JBIC also provides loan guarantees to private financial institutions, short-term loans designed to finance the external transactions of the governments of developing nations (bridge loans), and equity participation in the overseas projects of Japanese companies. JBIC's international financial operations focus on projects in developing countries where local financial institutions cannot provide financing on their own. As JBIC's mandate is the support of internationalization for Japanese companies, its loans can be distinguished from Overseas Economic Cooperation operations, which target the economic development of developing countries.
Regional Development Support
The Japan Regional Development Corporation (JRDC), a government-affiliated organization which, in cooperation with local governments, promotes regional development outside of major metropolitan areas, and the Regional Economy Vitalization Corporation of Japan (REVIC) both provide support for certain types of regional projects within Japan.
Overseas Investment Loans and Overseas Project Loans
These loans are typically granted via JBIC and extended to Japanese corporations for overseas investment activities and overseas projects. Overseas investment loans can also be made to overseas joint ventures involving Japanese capital and to foreign governments for capital investments or loans to joint ventures involving Japanese capital.

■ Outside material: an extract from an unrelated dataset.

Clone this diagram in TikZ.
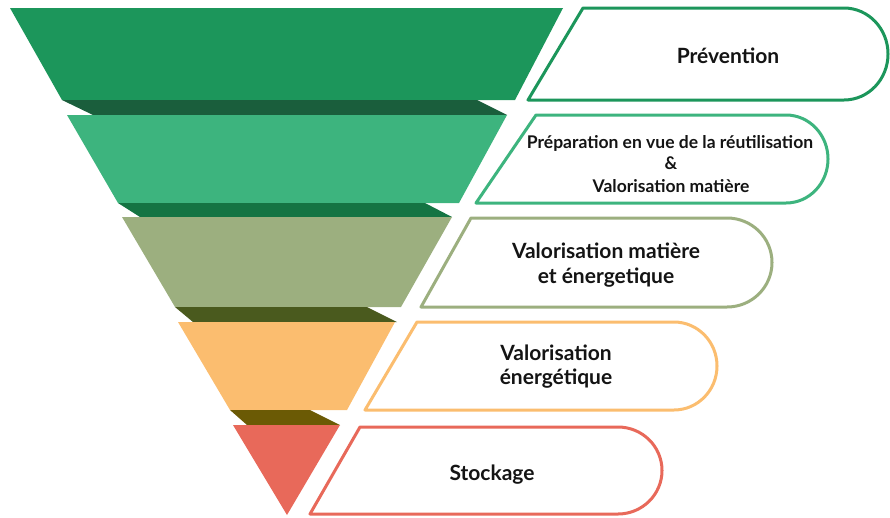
\documentclass[tikz,border=0pt]{standalone}
\usepackage{fontspec}
\setmainfont{Lato}
\definecolor{cA}{RGB}{28,150,91}
\definecolor{sA}{RGB}{26,94,60}
\definecolor{cB}{RGB}{61,180,126}
\definecolor{sB}{RGB}{20,116,67}
\definecolor{cC}{RGB}{156,175,127}
\definecolor{sC}{RGB}{74,90,30}
\definecolor{cD}{RGB}{251,189,111}
\definecolor{sD}{RGB}{107,90,5}
\definecolor{cE}{RGB}{232,105,90}
\tikzset{
  band/.style={fill=#1, draw=none},
  label box/.style={draw=#1, line width=3pt, fill=white, line join=round},
  lbl/.style={anchor=base, inner sep=0pt, font=\bfseries\fontsize{#1}{#1}\selectfont, text=black!92},
}
\begin{document}
\begin{tikzpicture}[x=1pt,y=-1pt]
\useasboundingbox (0,0) rectangle (890,517);
% funnel bands
\fill[band=cA] (10,8) -- (563,8) -- (515,100) -- (62,100) -- cycle;
\fill[band=sA] (62,100) -- (477,100) -- (507,115) -- (93,115) -- cycle;
\fill[band=cB] (67,115) -- (507,115) -- (459,203) -- (118,203) -- cycle;
\fill[band=sB] (118,203) -- (425,203) -- (452,217) -- (140,217) -- cycle;
\fill[band=cC] (122,217) -- (452,217) -- (401,307) -- (175,307) -- cycle;
\fill[band=sC] (175,307) -- (367,307) -- (397,322) -- (193,322) -- cycle;
\fill[band=cD] (178,322) -- (395,322) -- (347,410) -- (230,410) -- cycle;
\fill[band=sD] (230,410) -- (310,410) -- (340,425) -- (247,425) -- cycle;
\fill[band=cE] (233,425) -- (340,425) -- (287,515) -- cycle;
% label boxes (rounded right end)
\draw[label box=cA] (583,8) -- (844,8) .. controls (868.3,8) and (888,28.6) .. (888,54) .. controls (888,79.4) and (868.3,100) .. (844,100) -- (528,100) -- cycle;
\draw[label box=cB] (536,115) -- (786,115) .. controls (809.2,115) and (828,134.7) .. (828,159) .. controls (828,183.3) and (809.2,203) .. (786,203) -- (476,203) -- cycle;
\draw[label box=cC] (471,218) -- (727,218) .. controls (751.9,218) and (772,237.9) .. (772,262.5) .. controls (772,287.1) and (751.9,307) .. (727,307) -- (421,307) -- cycle;
\draw[label box=cD] (417,322) -- (674,322) .. controls (697.7,322) and (717,341.7) .. (717,366) .. controls (717,390.3) and (697.7,410) .. (674,410) -- (365,410) -- cycle;
\draw[label box=cE] (360,427) -- (618,427) .. controls (642.3,427) and (662,446.5) .. (662,470.5) .. controls (662,494.5) and (642.3,514) .. (618,514) -- (310,514) -- cycle;
% texts
\node[lbl=21] (t1) at (728,63) {Prévention};
\node[lbl=17.5] (t2a) at (670,148) {Préparation en vue de la réutilisation};
\node[lbl=17.5] (t2b) at (671,169) {\&};
\node[lbl=17.5] (t2c) at (671,192) {Valorisation matière};
\node[lbl=21] (t3a) at (606,258) {Valorisation matière};
\node[lbl=21] (t3b) at (606,283) {et énergetique};
\node[lbl=21] (t4a) at (556,360) {Valorisation};
\node[lbl=21] (t4b) at (556,384) {énergétique};
\node[lbl=21] (t5) at (492,480) {Stockage};
\end{tikzpicture}
\end{document}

Extended to foreign governments, foreign governmental institutions, foreign financial institutions (including multilateral development banks), and foreign corporations for high-priority projects and economic restructuring programs in developing countries. These loans are not tied to the procurement of goods and services from Japan but are restricted to the specific purposes designated for each loan. These loans are managed by JBIC.